Tous ces faits sont avérés pour la justice colombienne, et l’étau se referme sur l’exprésident lui-même. Mais nous nous situons ici dans le champ politique, le champ d’une action gouvernementale. Auriez-vous besoin d’une décision judiciaire pour déclarer que M. Ben Ali, pourtant élu à une énorme majorité dans son pays, est digne ou non d’enseigner dans votre école ?
En ce qui concerne les contrats de l’ENIM avec le SENA, nous les avons mentionnés car c’est le site-web de votre école lui même qui met en rapport la nomination de M. Alvaro Uribe, et les contrats passés avec la Colombie durant son mandat. Nous faisions référence aux contrats de plus de mille millions de pesos, que M. Dario Montoya, allié politique de M.Uribe - aujourd’hui candidat à la Mairie de Medellin, et qui était à l’époque directeur du SENA - a souscrit avec vous, ainsi qu’aux autres arrangements périphériques qui les accompagnent : décernement mutuel de décorations, décernement de la nationalité colombienne à votre directeur, chaires, voyages internationaux, etc.
Votre Conseil d’Administration, qui devrait avoir un meilleur accès que nous à toute l’information relative à tout cela, devra assumer ses responsabilités, dans l’intérêt de votre école, mais aussi dans celui de la défense de la démocratie et des droits humains.

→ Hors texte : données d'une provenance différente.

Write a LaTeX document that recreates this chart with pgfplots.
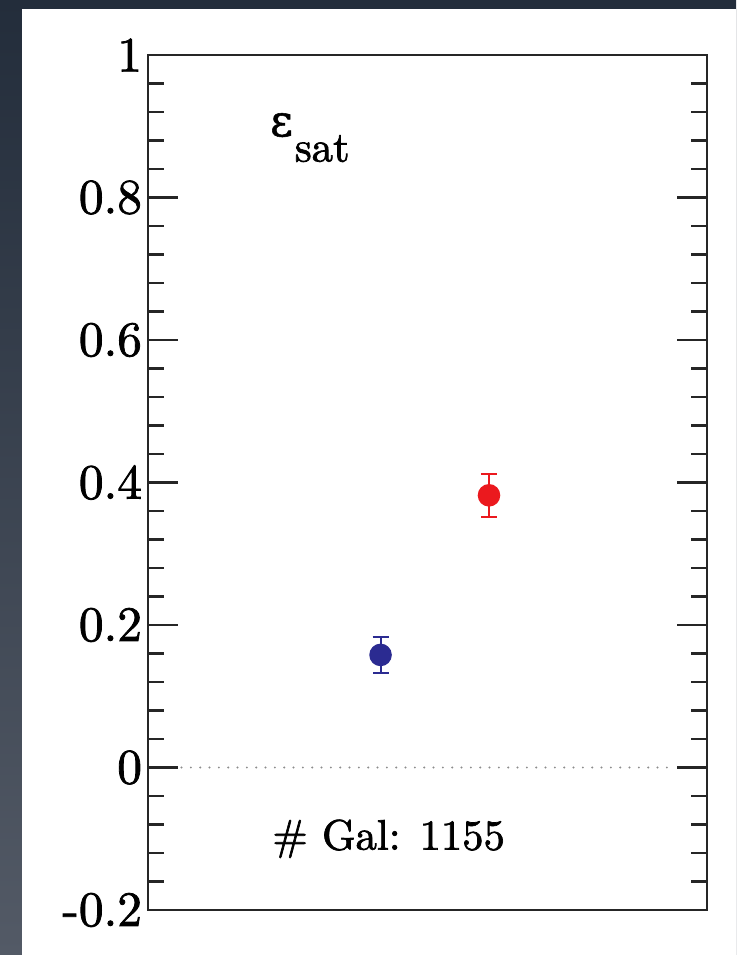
\documentclass[border=0pt]{standalone}
\usepackage{pgfplots}
\pgfplotsset{compat=1.18}
\usepackage{fontspec}
\newfontfamily\greekfont{DejaVu Serif}[FakeBold=1.2]
\newfontface\labfont{lmroman10-regular.otf}[FakeBold=1.6]
\definecolor{slatetop}{HTML}{232D3B}
\definecolor{slatebot}{HTML}{535A66}
\definecolor{ptblue}{HTML}{2B2B91}
\definecolor{ptred}{HTML}{EB191E}
\begin{document}
\begin{tikzpicture}
% slide backdrop and white panel
\useasboundingbox (0,0) rectangle (552pt,716.25pt);
\shade[top color=slatetop, bottom color=slatebot] (0,0) rectangle (552pt,716.25pt);
\fill[white] (16.5pt,0) rectangle (552pt,709.5pt);
\begin{axis}[
  at={(111pt,33.75pt)}, anchor=south west,
  scale only axis, width=419.25pt, height=641.25pt,
  xmin=0, xmax=1, ymin=-0.2, ymax=1,
  axis line style={line width=1.6pt, black!85},
  xtick=\empty,
  ytick={-0.2,0,0.2,0.4,0.6,0.8,1},
  yticklabels={-0.2,0,0.2,0.4,0.6,0.8,1},
  minor y tick num=4,
  ytick pos=both, tick align=inside,
  major tick length=22.5pt, minor tick length=12pt,
  every tick/.style={line width=1.6pt, black!85},
  yticklabel style={font=\labfont\fontsize{37}{42}\selectfont, xshift=-1pt},
  clip=false,
]
% zero reference line
\addplot[gray!90, line width=1.6pt, line cap=round, dash pattern=on 0pt off 7pt] coordinates {(0.06,0) (0.94,0)};
% blue point
\addplot[ptblue, line width=1.5pt, mark=*, mark size=7.7pt,
  error bars/.cd, y dir=both, y explicit,
  error bar style={line width=1.5pt},
  error mark options={rotate=90, mark size=6pt, line width=1.5pt}]
  coordinates {(0.416,0.158) +- (0,0.025)};
% red point
\addplot[ptred, line width=1.5pt, mark=*, mark size=7.7pt,
  error bars/.cd, y dir=both, y explicit,
  error bar style={line width=1.5pt},
  error mark options={rotate=90, mark size=6pt, line width=1.5pt}]
  coordinates {(0.61,0.382) +- (0,0.03)};
\node[anchor=base west, inner sep=0pt] at (axis cs:0.218,0.886)
  {{\greekfont\fontsize{33}{38}\selectfont ε}\hspace{1.5pt}\raisebox{-19pt}{\labfont\fontsize{32}{36}\selectfont sat}};
\node[anchor=west, inner sep=0pt, font=\labfont\fontsize{32}{38}\selectfont] at (axis cs:0.222,-0.10) {\# Gal: 1155};
\end{axis}
\end{tikzpicture}
\end{document}
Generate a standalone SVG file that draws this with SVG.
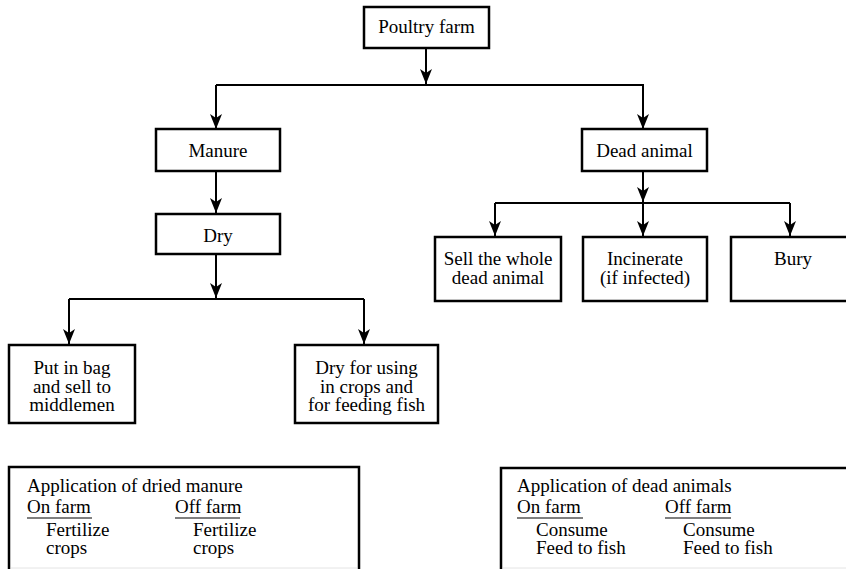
<svg xmlns="http://www.w3.org/2000/svg" width="846" height="569" viewBox="0 0 846 569">
<style>
.box{fill:#fff;stroke:#000;stroke-width:2.5}
text{font-family:'Liberation Serif',Tinos,'Times New Roman',Times,'DejaVu Serif','Noto Serif',serif;font-size:19px;fill:#000}
.c{text-anchor:middle}
.con{fill:none;stroke:#000;stroke-width:2}
.ul{stroke:#000;stroke-width:1.2}
.edge{stroke:#e4e4e4;stroke-width:1}
</style>
<defs>
<marker id="ah" markerUnits="userSpaceOnUse" markerWidth="20" markerHeight="16" viewBox="-16 -8 20 16" refX="0" refY="0" orient="auto">
<path d="M0,0 L-15,-6 L-11,0 L-15,6 z" fill="#000"/>
</marker>
</defs>
<g id="connectors">
<path class="con" d="M426,48 V84" marker-end="url(#ah)"/>
<path class="con" d="M216,85 H643 V129" marker-end="url(#ah)"/>
<path class="con" d="M216,85 V129" marker-end="url(#ah)"/>
<path class="con" d="M216,171 V213" marker-end="url(#ah)"/>
<path class="con" d="M216,254 V298" marker-end="url(#ah)"/>
<path class="con" d="M69,299 H364"/>
<path class="con" d="M69,299 V344" marker-end="url(#ah)"/>
<path class="con" d="M364,299 V344" marker-end="url(#ah)"/>
<path class="con" d="M643,171 V202" marker-end="url(#ah)"/>
<path class="con" d="M495,203 H790"/>
<path class="con" d="M495,203 V236" marker-end="url(#ah)"/>
<path class="con" d="M643,203 V236" marker-end="url(#ah)"/>
<path class="con" d="M790,203 V236" marker-end="url(#ah)"/>
</g>
<g id="poultry">
<rect class="box" x="364" y="7" width="125" height="41"/>
<text class="c" x="426.5" y="33">Poultry farm</text>
</g>
<g id="manure">
<rect class="box" x="156" y="129" width="124" height="42"/>
<text class="c" x="218" y="157">Manure</text>
</g>
<g id="dead">
<rect class="box" x="582" y="129" width="125" height="42"/>
<text class="c" x="644.5" y="157">Dead animal</text>
</g>
<g id="dry">
<rect class="box" x="156" y="214" width="124" height="40"/>
<text class="c" x="218" y="242">Dry</text>
</g>
<g id="bag">
<rect class="box" x="9" y="345" width="126" height="78"/>
<text class="c" x="72" y="374">Put in bag</text>
<text class="c" x="72" y="392.5">and sell to</text>
<text class="c" x="72" y="411">middlemen</text>
</g>
<g id="dryuse">
<rect class="box" x="295" y="345" width="143" height="78"/>
<text class="c" x="366.5" y="374">Dry for using</text>
<text class="c" x="366.5" y="392.5">in crops and</text>
<text class="c" x="366.5" y="411">for feeding fish</text>
</g>
<g id="sell">
<rect class="box" x="435" y="237" width="126" height="64"/>
<text class="c" x="498" y="265">Sell the whole</text>
<text class="c" x="498" y="284">dead animal</text>
</g>
<g id="incinerate">
<rect class="box" x="583" y="237" width="124" height="64"/>
<text class="c" x="645" y="265">Incinerate</text>
<text class="c" x="645" y="284">(if infected)</text>
</g>
<g id="bury">
<rect class="box" x="731" y="237" width="125" height="64"/>
<text class="c" x="793" y="265">Bury</text>
</g>
<g id="app-manure">
<rect class="box" x="9" y="467" width="350" height="110"/>
<line class="edge" x1="11" y1="568" x2="357" y2="568"/>
<text x="27" y="492">Application of dried manure</text>
<text x="27" y="513">On farm</text>
<line class="ul" x1="27" y1="518" x2="92" y2="518"/>
<text x="175" y="513">Off farm</text>
<line class="ul" x1="175" y1="518" x2="240" y2="518"/>
<text x="46" y="536">Fertilize</text>
<text x="46" y="554">crops</text>
<text x="193" y="536">Fertilize</text>
<text x="193" y="554">crops</text>
</g>
<g id="app-dead">
<rect class="box" x="501" y="468" width="360" height="110"/>
<line class="edge" x1="503" y1="568" x2="846" y2="568"/>
<text x="517" y="492">Application of dead animals</text>
<text x="517" y="513">On farm</text>
<line class="ul" x1="517" y1="518" x2="583" y2="518"/>
<text x="665" y="513">Off farm</text>
<line class="ul" x1="665" y1="518" x2="731" y2="518"/>
<text x="536" y="536">Consume</text>
<text x="536" y="554">Feed to fish</text>
<text x="683" y="536">Consume</text>
<text x="683" y="554">Feed to fish</text>
</g>
</svg>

Nous osons espérer qu’il décidera au minimum, que les faits établis par la justice colombienne sur les faits gravissimes commis par l’administration directe de M. Uribe durant sa présidence et la grave situation dans laquelle il laisse la Colombie (nous n’avons pas parlé de l’approfondissement de la fracture sociale, des concessions minières scandaleuses, ...) ne lui permettent pas d’enseigner dans votre école, ce que de toute évidence il fait pour se donner une respectabilité qu’il ne mérite pas dans un pays comme la France et dans l’Union Européenne qui se revendiquent défenseurs des droits de l’Homme.